Seeing nature only as a resource to exploit isn't rational efficiency—it's a failure to perceive value that genuinely exists.

Individuality Defense

The Enlightenment promised liberation through universal principles. All humans were equal. All possessed reason. From these foundations, rational systems could be built—legal codes, economic theories, administrative structures—that would apply to everyone fairly.

But the Romantics noticed something troubling in this universalism. When you build systems around abstract rational agents, actual people start to disappear. The bureaucrat's form doesn't care about your particular story. The utilitarian calculus measures all pleasures on the same scale.

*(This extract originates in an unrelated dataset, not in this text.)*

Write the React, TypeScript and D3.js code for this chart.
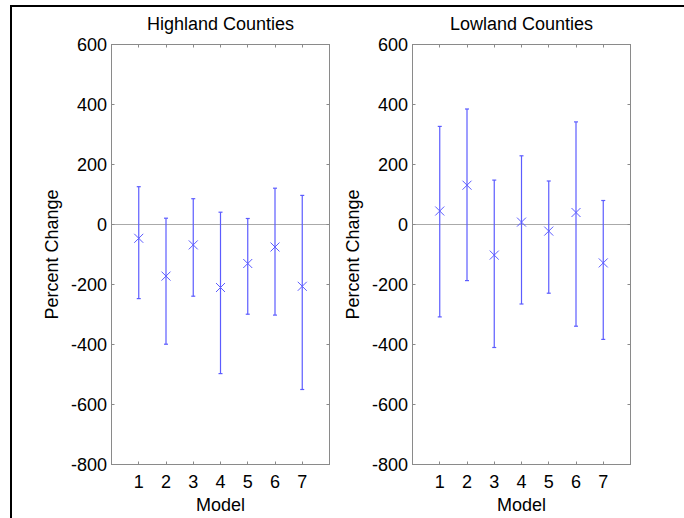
import React, { useRef, useEffect } from "react";
import { select, scaleLinear, range } from "d3";

const models = [1, 2, 3, 4, 5, 6, 7];
const yTicks = [600, 400, 200, 0, -200, -400, -600, -800];

const highlandMean = [-46, -172, -68, -210, -130, -75, -206];
const highlandUpper = [126, 21, 86, 41, 20, 121, 97];
const highlandLower = [-247, -399, -239, -497, -299, -302, -550];

const lowlandMean = [45, 131, -102, 8, -22, 40, -128];
const lowlandUpper = [327, 385, 148, 229, 145, 342, 80];
const lowlandLower = [-308, -187, -410, -265, -229, -339, -383];

const panels = [
  { title: "Highland Counties", mean: highlandMean, upper: highlandUpper, lower: highlandLower, left: 111.5 },
  { title: "Lowland Counties", mean: lowlandMean, upper: lowlandUpper, lower: lowlandLower, left: 412.5 },
];

const W = 684;
const H = 518;
const FONT = "'Liberation Sans', Arial, Helvetica, sans-serif";
const FS = 18;

// snap to pixel centre so 1px axis lines render crisp
const px = (v: number) => Math.round(v - 0.5) + 0.5;

const App = () => {
  const svgRef = useRef<SVGSVGElement>(null);

  useEffect(() => {
    const svg = select(svgRef.current);
    svg.selectAll("*").remove();

    svg.append("rect").attr("width", W).attr("height", H).attr("fill", "#fff");

    // outer figure frame (runs off the right/bottom edge)
    svg
      .append("rect")
      .attr("x", 11)
      .attr("y", 6)
      .attr("width", 720)
      .attr("height", 600)
      .attr("fill", "none")
      .attr("stroke", "#000")
      .attr("stroke-width", 2);

    const top = 44.5;
    const bottom = 464.5;
    const plotW = 218;

    const yScale = scaleLinear().domain([-800, 600]).range([bottom, top]);

    panels.forEach((p) => {
      const xScale = scaleLinear().domain([0, 8]).range([p.left, p.left + plotW]);
      const g = svg.append("g");
      const x0 = xScale(0);
      const x1 = xScale(8);
      const axisColor = "#8a8a8a";

      // zero line (dotted)
      g.append("line")
        .attr("x1", x0)
        .attr("x2", x1)
        .attr("y1", yScale(0))
        .attr("y2", yScale(0))
        .attr("stroke", "#555")
        .attr("stroke-width", 1.2)
        .attr("stroke-dasharray", "1,1");

      // axes box
      g.append("rect")
        .attr("x", x0)
        .attr("y", top)
        .attr("width", x1 - x0)
        .attr("height", bottom - top)
        .attr("fill", "none")
        .attr("stroke", axisColor)
        .attr("stroke-width", 1);

      // y ticks (both sides, inward)
      yTicks.forEach((t) => {
        const y = px(yScale(t));
        g.append("line").attr("x1", x0).attr("x2", x0 + 3).attr("y1", y).attr("y2", y).attr("stroke", axisColor);
        g.append("line").attr("x1", x1).attr("x2", x1 - 3).attr("y1", y).attr("y2", y).attr("stroke", axisColor);
        g.append("text")
          .attr("x", x0 - 4.5)
          .attr("y", yScale(t))
          .attr("dy", "0.36em")
          .attr("text-anchor", "end")
          .attr("font-family", FONT)
          .attr("font-size", FS)
          .attr("fill", "#000")
          .text(t);
      });

      // x ticks (top and bottom, inward)
      models.forEach((m) => {
        const x = px(xScale(m));
        g.append("line").attr("x1", x).attr("x2", x).attr("y1", bottom).attr("y2", bottom - 3).attr("stroke", axisColor);
        g.append("line").attr("x1", x).attr("x2", x).attr("y1", top).attr("y2", top + 3).attr("stroke", axisColor);
        g.append("text")
          .attr("x", xScale(m))
          .attr("y", 488)
          .attr("text-anchor", "middle")
          .attr("font-family", FONT)
          .attr("font-size", FS)
          .attr("fill", "#000")
          .text(m);
      });

      // error bars
      const blue = "#5c5cff";
      range(models.length).forEach((i) => {
        const x = xScale(models[i]);
        const yu = yScale(p.upper[i]);
        const yl = yScale(p.lower[i]);
        const ym = yScale(p.mean[i]);
        g.append("line").attr("x1", x).attr("x2", x).attr("y1", yu).attr("y2", yl).attr("stroke", blue).attr("stroke-width", 1.2);
        g.append("line").attr("x1", x - 2).attr("x2", x + 2).attr("y1", yu).attr("y2", yu).attr("stroke", blue).attr("stroke-width", 1.2);
        g.append("line").attr("x1", x - 2).attr("x2", x + 2).attr("y1", yl).attr("y2", yl).attr("stroke", blue).attr("stroke-width", 1.2);
        const s = 4.5;
        g.append("path")
          .attr("d", `M${x - s},${ym - s}L${x + s},${ym + s}M${x - s},${ym + s}L${x + s},${ym - s}`)
          .attr("stroke", blue)
          .attr("stroke-width", 1)
          .attr("fill", "none");
      });

      // title
      g.append("text")
        .attr("x", (x0 + x1) / 2)
        .attr("y", 30)
        .attr("text-anchor", "middle")
        .attr("font-family", FONT)
        .attr("font-size", FS)
        .attr("fill", "#000")
        .text(p.title);

      // x label
      g.append("text")
        .attr("x", (x0 + x1) / 2)
        .attr("y", 511)
        .attr("text-anchor", "middle")
        .attr("font-family", FONT)
        .attr("font-size", FS)
        .attr("fill", "#000")
        .text("Model");

      // y label
      g.append("text")
        .attr("transform", `translate(${x0 - 53.5},${(top + bottom) / 2}) rotate(-90)`)
        .attr("text-anchor", "middle")
        .attr("font-family", FONT)
        .attr("font-size", FS)
        .attr("fill", "#000")
        .text("Percent Change");
    });
  }, []);

  return (
    <div style={{ position: "absolute", left: 0, top: 0 }}>
      <svg ref={svgRef} width={W} height={H} style={{ display: "block" }} />
    </div>
  );
};

export default App;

This wasn't paranoia. Blake saw it in the dark satanic mills. Goethe dramatized it in Faust's bargain. The rational systems of modernity had a standardizing logic built into them. Uniqueness became inefficiency. The particular became noise to be filtered out in pursuit of general laws.

The Romantic defense of individuality wasn't mere egoism. It was resistance to what they perceived as a genuine threat: that in building rational systems to serve humanity, we might erase what makes humans human. Each person wasn't just an instance of the category 'rational being.' Each was irreducibly singular, with experiences and perspectives that couldn't be captured by any general formula.

Takeaway

Systems designed around abstract rational agents can systematically fail to see the particular humans they're meant to serve.

The Romantics weren't enemies of reason. They were its loyal critics, pointing out what it couldn't see from inside its own assumptions.

Their warnings have aged well. We live in a world of unprecedented rational power—algorithms that optimize, systems that scale, data that quantifies everything. And we also live with a vague sense that something is missing, that efficiency metrics don't capture what matters, that treating people and nature as inputs produces outcomes nobody actually wanted.

The Romantics couldn't solve these problems. But they named them early, and naming matters. Sometimes the most useful thing an old intellectual tradition can do is remind us what we've stopped noticing.